About Altravox
Honest home-audio advice, tested by ear
Altravox is an independent publication about headphones, speakers, hi-fi, and home theater. We help people spend their money well and get the best sound out of what they own.
Why we started Altravox
Most audio coverage falls into one of two traps. It is either a wall of measurements and marketing that tells you nothing about how a product actually sounds, or it is a thin excuse to push whatever brand paid the most. We wanted a third option: clear, honest writing for people who love music and just want gear that sounds great without being fleeced.
Altravox started in 2026 as a small group of listeners who kept trading notes on what to buy and what to skip. Those notes turned into reviews, and the reviews turned into this. Today we publish across four areas — headphones and earbuds, speakers and hi-fi, home theater, and buying guides — all built on the same belief: your ears, in your room, are the only benchmark that matters.
How we test
Every review is written or edited by someone who has actually lived with the gear. We listen for weeks across real music, real rooms and real budgets — not a single track in a showroom. We favour depth over volume, we update reviews when firmware or prices change, and we are upfront about what we didn't get to hear. When we recommend something, it is because we'd tell a friend to buy it — not because someone paid us to.

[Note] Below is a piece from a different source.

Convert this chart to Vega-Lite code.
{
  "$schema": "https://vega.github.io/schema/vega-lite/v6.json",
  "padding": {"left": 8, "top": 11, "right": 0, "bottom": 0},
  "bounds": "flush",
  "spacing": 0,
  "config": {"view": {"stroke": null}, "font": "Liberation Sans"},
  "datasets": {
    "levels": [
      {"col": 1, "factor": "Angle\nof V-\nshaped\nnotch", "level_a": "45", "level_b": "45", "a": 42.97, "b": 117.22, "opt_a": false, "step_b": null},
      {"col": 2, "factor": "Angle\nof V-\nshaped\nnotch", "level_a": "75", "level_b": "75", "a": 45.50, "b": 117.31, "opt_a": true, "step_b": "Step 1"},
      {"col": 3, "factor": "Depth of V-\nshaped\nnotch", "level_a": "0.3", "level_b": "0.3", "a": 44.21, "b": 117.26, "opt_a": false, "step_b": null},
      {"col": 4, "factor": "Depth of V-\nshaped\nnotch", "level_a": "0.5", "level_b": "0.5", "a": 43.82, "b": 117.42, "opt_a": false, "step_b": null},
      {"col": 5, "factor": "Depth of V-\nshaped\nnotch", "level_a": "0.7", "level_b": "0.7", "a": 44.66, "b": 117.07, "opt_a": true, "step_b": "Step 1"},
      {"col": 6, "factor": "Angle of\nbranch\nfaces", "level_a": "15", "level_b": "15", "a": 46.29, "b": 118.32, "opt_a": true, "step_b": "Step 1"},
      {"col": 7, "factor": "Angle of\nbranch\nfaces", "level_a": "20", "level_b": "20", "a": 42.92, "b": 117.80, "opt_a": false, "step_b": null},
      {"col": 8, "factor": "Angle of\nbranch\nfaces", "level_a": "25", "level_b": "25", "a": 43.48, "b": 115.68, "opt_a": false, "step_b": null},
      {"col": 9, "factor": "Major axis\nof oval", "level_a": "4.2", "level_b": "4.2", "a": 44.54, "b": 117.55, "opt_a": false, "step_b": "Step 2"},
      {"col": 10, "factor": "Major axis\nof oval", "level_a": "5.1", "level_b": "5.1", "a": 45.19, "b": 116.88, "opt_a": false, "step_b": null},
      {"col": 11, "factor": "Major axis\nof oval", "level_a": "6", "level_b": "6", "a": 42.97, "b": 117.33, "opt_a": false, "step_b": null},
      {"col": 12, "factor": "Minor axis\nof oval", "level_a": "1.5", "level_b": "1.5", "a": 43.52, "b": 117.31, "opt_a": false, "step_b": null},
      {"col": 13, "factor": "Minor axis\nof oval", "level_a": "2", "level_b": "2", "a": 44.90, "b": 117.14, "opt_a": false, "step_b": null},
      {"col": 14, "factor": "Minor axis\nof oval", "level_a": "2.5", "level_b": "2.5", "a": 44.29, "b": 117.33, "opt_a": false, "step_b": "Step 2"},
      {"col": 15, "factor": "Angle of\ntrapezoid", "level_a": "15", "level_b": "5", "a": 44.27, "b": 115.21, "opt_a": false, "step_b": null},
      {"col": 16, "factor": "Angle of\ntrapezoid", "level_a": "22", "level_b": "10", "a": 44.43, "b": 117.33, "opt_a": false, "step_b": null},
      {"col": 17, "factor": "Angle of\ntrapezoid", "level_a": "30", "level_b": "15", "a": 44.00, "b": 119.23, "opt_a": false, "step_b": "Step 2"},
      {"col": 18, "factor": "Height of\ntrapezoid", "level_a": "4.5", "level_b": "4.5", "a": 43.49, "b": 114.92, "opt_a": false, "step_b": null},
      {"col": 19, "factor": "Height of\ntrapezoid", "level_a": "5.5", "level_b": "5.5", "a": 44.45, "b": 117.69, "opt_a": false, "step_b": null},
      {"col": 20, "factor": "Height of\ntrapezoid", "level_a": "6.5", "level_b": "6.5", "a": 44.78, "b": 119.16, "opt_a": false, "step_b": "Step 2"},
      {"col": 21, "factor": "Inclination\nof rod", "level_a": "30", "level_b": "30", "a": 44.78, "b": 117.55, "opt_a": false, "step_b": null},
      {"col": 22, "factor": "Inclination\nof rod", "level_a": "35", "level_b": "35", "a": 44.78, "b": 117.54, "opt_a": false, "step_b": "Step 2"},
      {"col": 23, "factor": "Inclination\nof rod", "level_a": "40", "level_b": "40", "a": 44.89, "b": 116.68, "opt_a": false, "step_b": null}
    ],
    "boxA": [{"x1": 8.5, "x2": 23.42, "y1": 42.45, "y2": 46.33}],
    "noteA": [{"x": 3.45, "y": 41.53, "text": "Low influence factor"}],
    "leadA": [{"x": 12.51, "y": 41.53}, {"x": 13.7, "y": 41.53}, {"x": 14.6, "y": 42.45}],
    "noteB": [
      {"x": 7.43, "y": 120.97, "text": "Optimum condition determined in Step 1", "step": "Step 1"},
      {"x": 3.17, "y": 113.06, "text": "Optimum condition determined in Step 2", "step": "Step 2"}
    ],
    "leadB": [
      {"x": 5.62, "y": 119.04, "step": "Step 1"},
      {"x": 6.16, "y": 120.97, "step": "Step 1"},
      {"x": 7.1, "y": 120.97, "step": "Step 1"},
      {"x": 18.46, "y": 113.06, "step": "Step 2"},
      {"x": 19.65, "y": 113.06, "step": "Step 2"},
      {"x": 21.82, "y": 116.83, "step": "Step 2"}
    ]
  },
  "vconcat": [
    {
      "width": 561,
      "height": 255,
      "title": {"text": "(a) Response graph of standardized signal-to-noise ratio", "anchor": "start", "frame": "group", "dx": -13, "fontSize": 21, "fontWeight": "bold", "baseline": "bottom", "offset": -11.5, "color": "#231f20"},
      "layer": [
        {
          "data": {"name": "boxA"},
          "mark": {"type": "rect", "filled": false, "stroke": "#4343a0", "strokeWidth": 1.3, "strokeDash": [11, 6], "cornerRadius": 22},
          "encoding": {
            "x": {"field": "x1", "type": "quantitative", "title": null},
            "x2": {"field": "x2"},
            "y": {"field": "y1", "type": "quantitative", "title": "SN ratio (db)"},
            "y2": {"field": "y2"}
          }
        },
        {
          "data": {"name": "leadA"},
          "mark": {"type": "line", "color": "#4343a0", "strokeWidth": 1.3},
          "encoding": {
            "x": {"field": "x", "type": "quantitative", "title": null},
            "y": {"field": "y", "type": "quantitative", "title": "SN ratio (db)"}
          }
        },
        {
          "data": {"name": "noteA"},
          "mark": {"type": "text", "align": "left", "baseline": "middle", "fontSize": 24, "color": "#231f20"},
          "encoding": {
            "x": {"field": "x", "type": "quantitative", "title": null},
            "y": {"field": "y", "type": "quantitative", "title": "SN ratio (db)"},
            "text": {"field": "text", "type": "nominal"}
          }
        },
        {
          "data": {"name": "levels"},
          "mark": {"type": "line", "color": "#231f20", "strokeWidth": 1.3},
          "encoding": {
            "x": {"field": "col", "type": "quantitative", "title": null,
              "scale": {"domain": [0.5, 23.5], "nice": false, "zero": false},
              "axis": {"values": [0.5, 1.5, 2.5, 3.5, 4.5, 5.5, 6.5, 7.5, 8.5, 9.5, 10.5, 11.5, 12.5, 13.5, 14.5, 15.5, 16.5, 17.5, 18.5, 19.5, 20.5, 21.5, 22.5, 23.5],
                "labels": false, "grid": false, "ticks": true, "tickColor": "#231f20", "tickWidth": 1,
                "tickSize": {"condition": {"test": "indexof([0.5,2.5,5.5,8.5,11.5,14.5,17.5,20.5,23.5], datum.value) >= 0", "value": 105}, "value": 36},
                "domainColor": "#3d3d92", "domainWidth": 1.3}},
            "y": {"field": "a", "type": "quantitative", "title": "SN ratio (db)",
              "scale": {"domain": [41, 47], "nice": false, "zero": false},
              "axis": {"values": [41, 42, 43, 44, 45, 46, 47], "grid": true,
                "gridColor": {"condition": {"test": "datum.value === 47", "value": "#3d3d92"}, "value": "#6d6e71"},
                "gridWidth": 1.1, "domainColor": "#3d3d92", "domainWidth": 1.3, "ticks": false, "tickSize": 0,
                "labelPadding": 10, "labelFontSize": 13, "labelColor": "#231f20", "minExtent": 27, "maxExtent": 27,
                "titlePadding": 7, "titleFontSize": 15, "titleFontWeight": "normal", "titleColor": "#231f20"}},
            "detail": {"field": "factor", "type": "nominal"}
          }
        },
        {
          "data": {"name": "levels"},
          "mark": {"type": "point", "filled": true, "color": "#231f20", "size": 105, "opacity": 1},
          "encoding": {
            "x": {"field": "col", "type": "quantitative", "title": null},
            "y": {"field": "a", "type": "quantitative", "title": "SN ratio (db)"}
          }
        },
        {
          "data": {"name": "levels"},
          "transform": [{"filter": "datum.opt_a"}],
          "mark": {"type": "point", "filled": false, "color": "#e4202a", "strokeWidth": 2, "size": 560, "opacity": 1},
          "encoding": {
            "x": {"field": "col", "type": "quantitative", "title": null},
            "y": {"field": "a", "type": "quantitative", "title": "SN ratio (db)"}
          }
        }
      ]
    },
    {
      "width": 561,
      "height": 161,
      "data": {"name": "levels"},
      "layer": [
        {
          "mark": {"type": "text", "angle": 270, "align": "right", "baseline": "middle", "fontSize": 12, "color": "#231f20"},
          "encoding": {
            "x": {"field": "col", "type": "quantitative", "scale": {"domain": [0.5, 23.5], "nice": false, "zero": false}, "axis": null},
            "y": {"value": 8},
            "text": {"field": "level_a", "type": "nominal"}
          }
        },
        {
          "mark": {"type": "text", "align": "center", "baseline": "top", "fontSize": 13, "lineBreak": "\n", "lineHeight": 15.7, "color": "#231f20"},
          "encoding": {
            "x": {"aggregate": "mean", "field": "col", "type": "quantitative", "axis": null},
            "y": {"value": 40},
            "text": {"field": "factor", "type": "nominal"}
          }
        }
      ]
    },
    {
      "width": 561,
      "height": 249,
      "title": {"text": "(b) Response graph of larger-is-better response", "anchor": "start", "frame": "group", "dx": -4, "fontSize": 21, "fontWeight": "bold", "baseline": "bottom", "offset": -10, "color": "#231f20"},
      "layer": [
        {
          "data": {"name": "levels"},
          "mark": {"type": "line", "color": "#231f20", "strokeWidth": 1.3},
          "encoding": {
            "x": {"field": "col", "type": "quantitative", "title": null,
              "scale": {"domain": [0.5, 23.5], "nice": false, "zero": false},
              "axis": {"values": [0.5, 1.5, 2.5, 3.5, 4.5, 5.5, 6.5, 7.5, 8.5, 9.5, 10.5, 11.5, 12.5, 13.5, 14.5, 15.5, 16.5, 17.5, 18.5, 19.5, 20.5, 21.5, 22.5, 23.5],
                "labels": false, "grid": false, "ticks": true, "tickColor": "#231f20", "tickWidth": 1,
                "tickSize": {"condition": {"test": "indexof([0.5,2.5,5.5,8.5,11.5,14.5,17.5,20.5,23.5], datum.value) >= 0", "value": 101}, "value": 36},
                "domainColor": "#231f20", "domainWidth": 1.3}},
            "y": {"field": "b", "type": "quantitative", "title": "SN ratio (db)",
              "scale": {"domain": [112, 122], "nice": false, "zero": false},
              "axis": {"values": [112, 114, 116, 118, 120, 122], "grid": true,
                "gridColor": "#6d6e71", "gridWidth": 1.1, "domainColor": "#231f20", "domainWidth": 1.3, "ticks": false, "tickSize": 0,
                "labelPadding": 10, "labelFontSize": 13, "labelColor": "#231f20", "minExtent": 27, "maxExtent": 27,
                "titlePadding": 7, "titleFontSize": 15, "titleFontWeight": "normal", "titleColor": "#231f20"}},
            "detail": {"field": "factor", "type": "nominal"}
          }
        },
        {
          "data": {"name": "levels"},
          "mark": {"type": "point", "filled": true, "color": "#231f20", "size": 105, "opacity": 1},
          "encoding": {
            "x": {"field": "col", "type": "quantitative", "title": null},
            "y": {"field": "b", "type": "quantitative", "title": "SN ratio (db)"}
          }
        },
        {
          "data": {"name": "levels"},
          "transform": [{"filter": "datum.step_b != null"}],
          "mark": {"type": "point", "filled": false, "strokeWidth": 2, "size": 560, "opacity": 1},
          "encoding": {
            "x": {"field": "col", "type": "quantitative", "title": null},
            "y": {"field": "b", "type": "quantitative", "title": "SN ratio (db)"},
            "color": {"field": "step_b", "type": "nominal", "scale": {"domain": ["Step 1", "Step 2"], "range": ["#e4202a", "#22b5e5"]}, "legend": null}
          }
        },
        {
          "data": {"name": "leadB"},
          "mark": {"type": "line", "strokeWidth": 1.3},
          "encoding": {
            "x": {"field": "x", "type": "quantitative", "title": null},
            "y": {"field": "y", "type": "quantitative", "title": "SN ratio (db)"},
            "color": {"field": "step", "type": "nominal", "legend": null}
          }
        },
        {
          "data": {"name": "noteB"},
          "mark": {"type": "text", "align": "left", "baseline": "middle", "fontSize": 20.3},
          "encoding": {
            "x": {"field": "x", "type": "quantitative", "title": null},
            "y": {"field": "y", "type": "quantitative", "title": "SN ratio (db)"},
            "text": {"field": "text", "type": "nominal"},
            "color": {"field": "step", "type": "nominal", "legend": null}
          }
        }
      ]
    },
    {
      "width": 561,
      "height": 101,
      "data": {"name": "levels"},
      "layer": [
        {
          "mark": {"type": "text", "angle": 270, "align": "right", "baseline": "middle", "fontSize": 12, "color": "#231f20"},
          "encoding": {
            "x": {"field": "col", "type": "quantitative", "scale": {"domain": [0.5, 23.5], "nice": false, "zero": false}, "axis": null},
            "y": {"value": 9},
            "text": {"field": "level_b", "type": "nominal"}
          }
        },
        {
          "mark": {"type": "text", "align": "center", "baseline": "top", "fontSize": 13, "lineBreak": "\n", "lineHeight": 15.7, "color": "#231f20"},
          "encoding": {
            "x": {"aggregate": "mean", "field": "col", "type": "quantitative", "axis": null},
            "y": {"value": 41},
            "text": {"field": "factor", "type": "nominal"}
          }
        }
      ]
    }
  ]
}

You can read more about how we work in our editorial policy.
What we value
The principles behind every article
Tested by ear
We live with every product for weeks and judge it the way you will — by listening. If a headphone measures well but no longer makes you want to finish the album, we say so.
Reader-first, always
Our verdicts are independent. We are never paid to praise a product, we buy or borrow review units on our own terms, and we keep advertising clearly separate from editorial.
No hype, ever
Audio is full of marketing and magic cables. We stick to what we can actually hear, and we're honest about when an upgrade isn't worth it.
Plain and honest
No jargon walls, no padding, and no pretending the trade-offs don't exist. We explain how gear sounds the way we'd explain it to a friend.
The team
Who writes Altravox
Marcus has reviewed hundreds of headphones and in-ear monitors the only way that counts — by living with them for weeks and measuring what he hears. A former live-sound engineer, he cares less about spec sheets than about whether a pair still makes you want to finish the album. He is quietly obsessed with fit, tuning and the unglamorous business of getting good sound for less money.
Elena has been building and rebuilding stereo systems since she saved up for her first turntable at seventeen. She writes about speakers, amplifiers and the small tweaks — placement, cabling, room treatment — that matter more than most upgrades. Her rule: the best system is the one that disappears and leaves only the music.
Theo has calibrated home theaters in apartments and dedicated rooms alike, and has run enough cable to wire a small cinema. He explains receivers, soundbars and surround formats plainly, with the trade-offs left in, because most people just want great sound without a weekend of frustration. He reviews every setup in a normal living room, not a lab.